The Profound Effect That CSR Has On EmployeesGuru Prasad | September 28, 2015
“Employees don’t stay with a company because of benefits. It is the long-term relationship-building that attracts people to stay.”- Jeff Swartz, CEO of Timberland
A recent survey at Cognizant India, an American IT services company with 200,000 employees in India, revealed that over half of their employees volunteering for CSR initiatives displayed improved workplace performance. The employees believe that being associated with a company that actively participates in CSR is something to be proud of and positively affected their motivation levels and productivity.
This is just one of the many cases where organisations achieved increased productivity from their employees as a result of increased CSR activity.
CSR: The New Deciding Factor In Employee Satisfaction
It’s clear in the above example that a company’s role in CSR affects the thought processes of its employees. Offering exemplary salaries, perks, and positions just won’t cut it anymore. Employees want to know how their company is giving back to society, and without this information, they tend toward dissatisfaction. And an increase in employee turnover rates is a direct outcome of this anxiety.
Why It’s So Important
Millennials are in high demand in the job market. They carry the skills, talent, and ideas that will help an organisation evolve and embrace the new age.
However, they want something more than just a great job and good pay. They want the 3 Ps.
Everyone entering the job market looks for a sense of pride in what they do. No one wants to work for a company that’s contriving to destroy the environment, no matter how well they pay.
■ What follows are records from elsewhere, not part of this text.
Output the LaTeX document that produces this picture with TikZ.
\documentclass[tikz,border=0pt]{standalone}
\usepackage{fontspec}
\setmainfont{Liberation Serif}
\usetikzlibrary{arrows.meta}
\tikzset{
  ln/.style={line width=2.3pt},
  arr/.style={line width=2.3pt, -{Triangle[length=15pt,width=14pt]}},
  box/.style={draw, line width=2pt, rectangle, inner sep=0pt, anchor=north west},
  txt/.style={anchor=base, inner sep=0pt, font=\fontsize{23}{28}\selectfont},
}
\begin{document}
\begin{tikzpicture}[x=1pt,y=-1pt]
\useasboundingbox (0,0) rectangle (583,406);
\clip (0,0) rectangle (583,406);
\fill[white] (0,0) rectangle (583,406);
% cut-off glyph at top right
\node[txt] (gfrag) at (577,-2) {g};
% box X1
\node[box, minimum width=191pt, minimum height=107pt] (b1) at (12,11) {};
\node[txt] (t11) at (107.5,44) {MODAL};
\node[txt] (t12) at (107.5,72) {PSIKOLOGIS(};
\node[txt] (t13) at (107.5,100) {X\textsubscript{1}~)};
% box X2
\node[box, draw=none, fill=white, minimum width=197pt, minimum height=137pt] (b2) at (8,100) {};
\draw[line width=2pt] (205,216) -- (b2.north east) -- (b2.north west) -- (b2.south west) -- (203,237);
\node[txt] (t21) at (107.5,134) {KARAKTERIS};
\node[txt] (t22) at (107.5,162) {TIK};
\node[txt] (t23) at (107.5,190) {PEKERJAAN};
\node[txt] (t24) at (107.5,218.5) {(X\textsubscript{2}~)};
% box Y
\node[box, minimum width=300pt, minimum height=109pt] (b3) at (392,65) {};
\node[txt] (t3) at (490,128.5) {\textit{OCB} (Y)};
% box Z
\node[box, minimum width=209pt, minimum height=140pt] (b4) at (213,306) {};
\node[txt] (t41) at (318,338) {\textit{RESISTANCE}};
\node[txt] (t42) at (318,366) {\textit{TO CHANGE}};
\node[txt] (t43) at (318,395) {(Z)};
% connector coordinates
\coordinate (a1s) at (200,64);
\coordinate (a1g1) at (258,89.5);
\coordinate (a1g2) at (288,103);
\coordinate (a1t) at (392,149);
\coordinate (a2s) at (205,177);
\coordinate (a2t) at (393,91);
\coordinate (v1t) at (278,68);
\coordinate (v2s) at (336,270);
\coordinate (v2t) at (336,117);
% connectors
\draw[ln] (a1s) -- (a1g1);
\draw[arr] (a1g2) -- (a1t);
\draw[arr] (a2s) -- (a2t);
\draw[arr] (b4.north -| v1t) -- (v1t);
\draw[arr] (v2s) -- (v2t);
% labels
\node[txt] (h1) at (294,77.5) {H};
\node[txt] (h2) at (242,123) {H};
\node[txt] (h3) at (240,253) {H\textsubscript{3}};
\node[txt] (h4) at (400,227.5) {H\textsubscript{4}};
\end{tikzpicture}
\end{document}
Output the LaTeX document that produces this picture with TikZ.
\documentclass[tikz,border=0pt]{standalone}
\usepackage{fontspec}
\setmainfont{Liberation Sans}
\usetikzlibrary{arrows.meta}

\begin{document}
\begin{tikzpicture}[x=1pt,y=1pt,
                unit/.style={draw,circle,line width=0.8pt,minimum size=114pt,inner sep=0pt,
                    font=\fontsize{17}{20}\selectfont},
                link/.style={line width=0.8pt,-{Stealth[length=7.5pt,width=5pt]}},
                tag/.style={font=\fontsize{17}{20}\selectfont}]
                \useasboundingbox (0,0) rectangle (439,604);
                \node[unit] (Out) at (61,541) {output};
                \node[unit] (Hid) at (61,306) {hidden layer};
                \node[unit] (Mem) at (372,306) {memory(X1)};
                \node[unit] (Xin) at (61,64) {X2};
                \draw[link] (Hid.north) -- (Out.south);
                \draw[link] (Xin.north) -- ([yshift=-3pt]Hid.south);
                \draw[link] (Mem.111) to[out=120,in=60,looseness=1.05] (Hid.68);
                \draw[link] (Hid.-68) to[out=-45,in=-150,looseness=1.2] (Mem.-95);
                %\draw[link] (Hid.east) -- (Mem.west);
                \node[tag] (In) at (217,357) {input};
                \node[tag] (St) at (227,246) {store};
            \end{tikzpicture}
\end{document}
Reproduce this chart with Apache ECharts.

And taking a neutral stance on CSR won’t help either.
Employees want to be able to tell people, ‘Hey! You know I work in XYZ?’. And that won’t happen unless the company gives them a reason to boast. Organisations actively involved in CSR activities are filled with motivated employees. Being proud of their organisation also instils a feeling of respect towards it, which translates into higher productivity and greater engagement at work.
After the initial thrill of a new workplace, most employees tend to wear figurative blinders and routinely carry out their jobs. This is more prevalent at the entry level, where employees may not have much knowledge of how the company operates and what it does with its funds. When employees are exposed to the social work that organisations engage in, they feel a stronger sense of belonging. This is accompanied by enhanced productivity, higher involvement, and increased confidence.
Although CSR is not directly tied to a company’s operations, it acts as a lighthouse, guiding employees toward a brighter future. It’s also a great measure of how well a company is performing against its promises; the ideal way to build employee trust.
People want to enrol in a company that looks promising. And what’s better than being able to use a chunk of your profits to help society? If a company is engaged in CSR initiatives, it means that they can spare the funds to donate. It also implies that they’ve reached a stage of stability, and can focus their attention on issues that may not be directly related to their business. An organisation that’s able to provide services outside of its realm of operations presents an attractive prospect to potential employees.
CSR, today, is changing from just a mandatory law to a process that’s vital to an organisation’s health. Companies need to get on board with this, or they’ll miss out on the increased coordination, trust, and productivity that will take them to the next level.